Berger and Wolpert concede that using this stopping rule “has thus succeeded in getting the [Bayesian] conditionalist to perceive that μ ≠ 0, and has done so honestly” (pp. 80-81). This seems to be a striking admission—especially as the Bayesian interval assigns a probability of .95 to the truth of the interval estimate (using a”noninformative prior density”):
µ = m + 1.96(σ/√n)
But, they maintain (or did back then) that the LP only “seems to allow the experimenter to mislead a Bayesian. The ‘misleading,’ however, is solely from a frequentist viewpoint, and will not be of concern to a conditionalist.” Does this mean that while the real error probabilities are poor, Bayesians are not impacted, since, from the perspective of what they believe, there is no misleading?
[*] It was because of these “conversations” that Jack thought his name should be included in the “Jeffreys-Lindley paradox”, so I always call it the Jeffreys-Good-Lindley paradox. I discuss this in EGEK 1996, Chapter 10 , Mayo and Kruse (2001). See a recent paper by my colleague Aris Spanos (2013) on the Jeffreys-Lindley paradox.
[i] There are certain exceptions where the stopping rule may be “informative”. Other posts may be found on LP violations, and an informal version of my critique of Birnbaum’s LP argument. On optional stopping, see also Irony and Bad Faith.
[ii] I found, on an old webpage of mine, (a pale copy of) the “Savage forum“.
Armitage, P. (1962), “Discussion”, in The Foundations of Statistical Inference: A Discussion, (G. A. Barnard and D. R. Cox eds.), London: Methuen, 72.
Berger J. O. and Wolpert, R. L. (1988), The Likelihood Principle: A Review, Generalizations, and Statistical Implications 2nd edition, Lecture Notes-Monograph Series, Vol. 6, Shanti S. Gupta, Series Editor, Hayward, California: Institute of Mathematical Statistics.
Birnbaum, A. (1969), “Concepts of Statistical Evidence” In Philosophy, Science, and Method: Essays in Honor of Ernest Nagel, S. Morgenbesser, P. Suppes, and M. White (eds.): New York: St. Martin’s Press, 112-43.

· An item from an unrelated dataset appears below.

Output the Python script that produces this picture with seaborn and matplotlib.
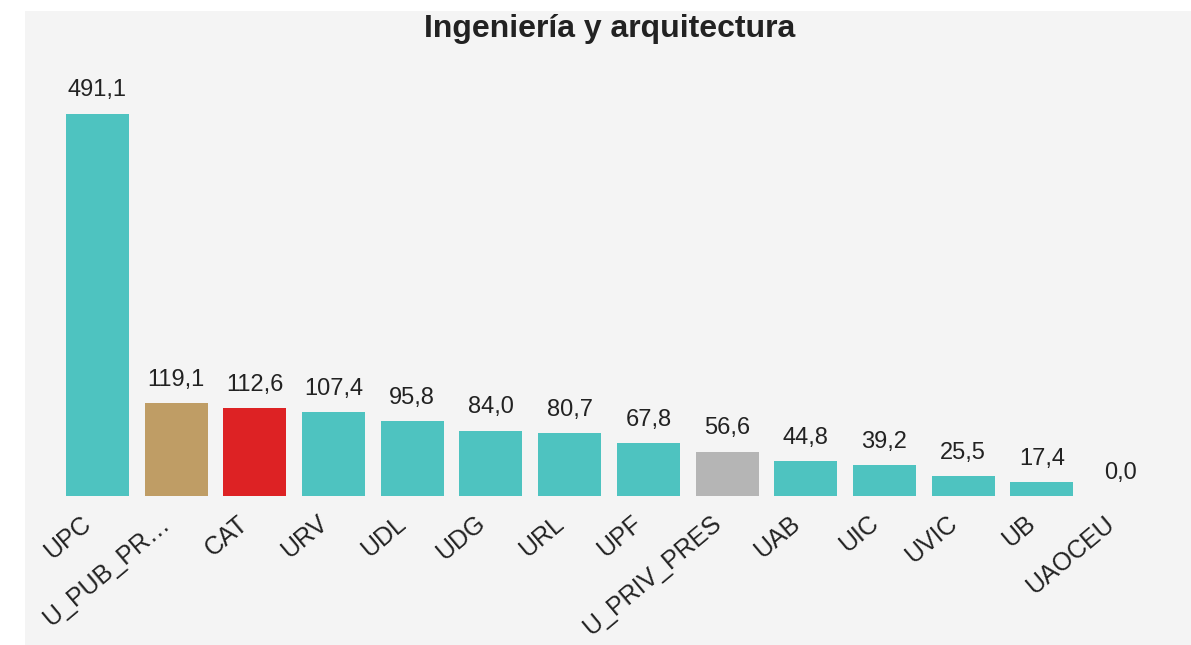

Cox, D. R. (1977), “The Role of Significance Tests (with discussion)”, Scandinavian Journal of Statistics 4, 49–70.
Cox, D. R. and D. V. Hinkley (1974), Theoretical Statistics, London: Chapman & Hall.
Edwards, W., H, Lindman, and L. Savage. 1963 Bayesian Statistical Inference for Psychological Research. Psychological Review 70: 193-242.
Good, I.J.(1983), Good Thinking, The Foundations of Probability and its Applications, Minnesota.
Howson, C., and P. Urbach (1993), Scientific Reasoning: The Bayesian Approach, 2nd ed., La Salle: Open Court.
Mayo, D. (1996):[EGEK] Error and the Growth of Experimental Knowledge, Chapter 10 Why You Cannot Be Just a Little Bayesian. Chicago
Mayo, D. G. and Kruse, M. (2001). “Principles of Inference and Their Consequences,” in D. Cornfield and J. Williamson (eds.) Foundations of Bayesianism. Dordrecht: Kluwer Academic Publishes: 381-403.
Savage, L. (1962), “Discussion”, in The Foundations of Statistical Inference: A Discussion, (G. A. Barnard and D. R. Cox eds.), London: Methuen, 76.
Spanos, A. “Who Should Be Afraid of the Jeffreys-Lindley Paradox?” Philosophy of Science, 80 (2013): 73-93.
This whole set of arguments always leaves me puzzled. All the calculations of p value, confidence intervals, and the like assume that the sample population is an unbiased set as if randomly drawn from the parent distribution (so often a normal one). This is an essential assumption. But if the stopping point is conditional on the results, *that assumption is not true*. The sample population is *not* a random unbiased set drawn from the parent. In fact, the stopping criteria specifically provide that the sample will be biased rather than random.
So how could anyone possibly argue that p values, etc., can be calculated the same way as if the sample had been random and unbiased?
This is not complicated!
Tom: p-values are not calculated the same way. But suppose you only look at likelihood ratios, as in certain types of Bayesian and likelihood accounts. Then once the data are known, given that the difference between the fixed vs. optional stopping case is a constant factor, the difference cancels out. The analogous point is seen in Savage’s other example, comparing a Binomial and negative Binomial.